Peter Galison is one of the most highly respected contemporary historians of science and a public intellectual with a national and international reputation. Although he holds doctorates in physics and the history of science (Harvard 1983), Professor Galison's multifaceted work has also had profound intellectual influence outside his own field of scholarship. He is at present the Joseph Pellegrino University Professor at Harvard University.
Professor Galison's early training in particle physics has shaped his scholarship on the historical aspects of twentieth century physics. His work focuses on the complex relationship between the three principal subcultures of modern physics--experimentation, instrumentation, and theory. Galison's monographs on experiment, How Experiments End(Chicago1987), and on instruments, Image and Logic: A Material Culture of Microphysics(Chicago 1997), are expected to be followed by a final volume on theory. His book, Einstein's Clocks, Poincare's Maps (Norton 2003), begins the study of theory by focusing on the ways in which relativity theory stood at the intersection of technology, philosophy, and physics. He is currently working on a study about the ways that technology reforms the self.
In his broad-ranging book Objectivity (Zone Press 2007), co-authored with Lorraine Daston, Professor Galison explores another one of his intellectual interests--the world of visual representation from atlases to photography. Relying on his longstanding interest in visual imagery, as already evident in Image and Logic and the co-edited volume Picturing Science, Producing Art (Routledge 1998), Objectivity traces the development of objective modes of thinking from the nineteenth century to the present.
Further work on the boundary between science and other fields includes his co-edited volumes on the relations between science, art and architecture, The Architecture of Science (MIT 1999), as well as Big Science (Stanford 1992), The Disunity of Science (Stanford 1996), Atmospheric Flight in the 20th Century (Kluwer 2000), Scientific Authorship (Routledge 2003), and Einstein for the 21st Century: His Legacy in Science, Art, and Modern Culture (Princeton 2008).

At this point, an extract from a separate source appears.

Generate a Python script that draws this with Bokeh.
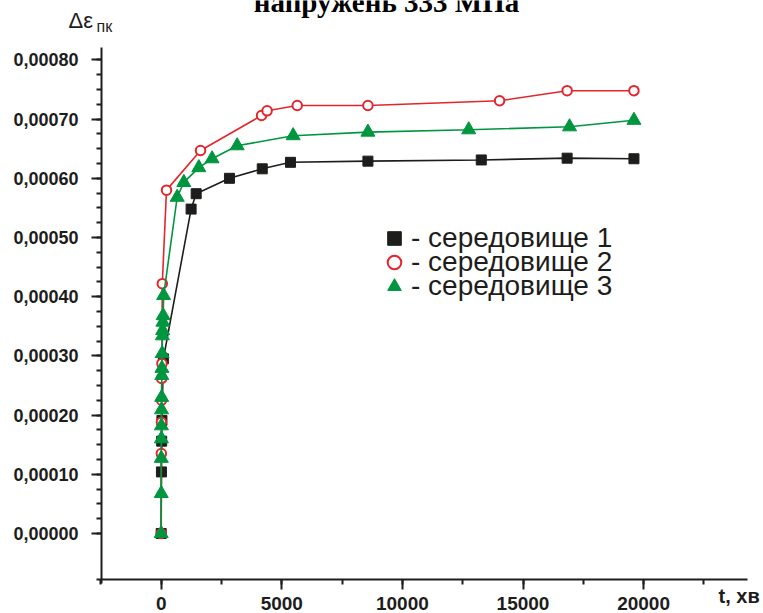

Recently, Professor Galison has created several important documentaries for public television and cinema. The first of these films, The Ultimate Weapon: The H-Bomb Dilemma, premiered on the History Channel in 2000. The second film, Secrecy, had its first screening at the Sundance Festival in 2008. Secrecy, which addresses the topic of government classification of information under the rubric of military secrecy, has won several major awards. His current film, Nuclear Underground, is about the burial of nuclear waste -- and the questions that it raises about our relation to the land, energy, and the future.
Among his many academic honors, Peter Galison has received the Max Planck Research Award (1999), the Pfizer Award from the History of Science Society for Image and Logic (1998), a MacArthur Fellowship (1997-2002), a fellowship in both the American Association for the Advancement of Science (1995- ) and the American Academy of Arts and Sciences (1992).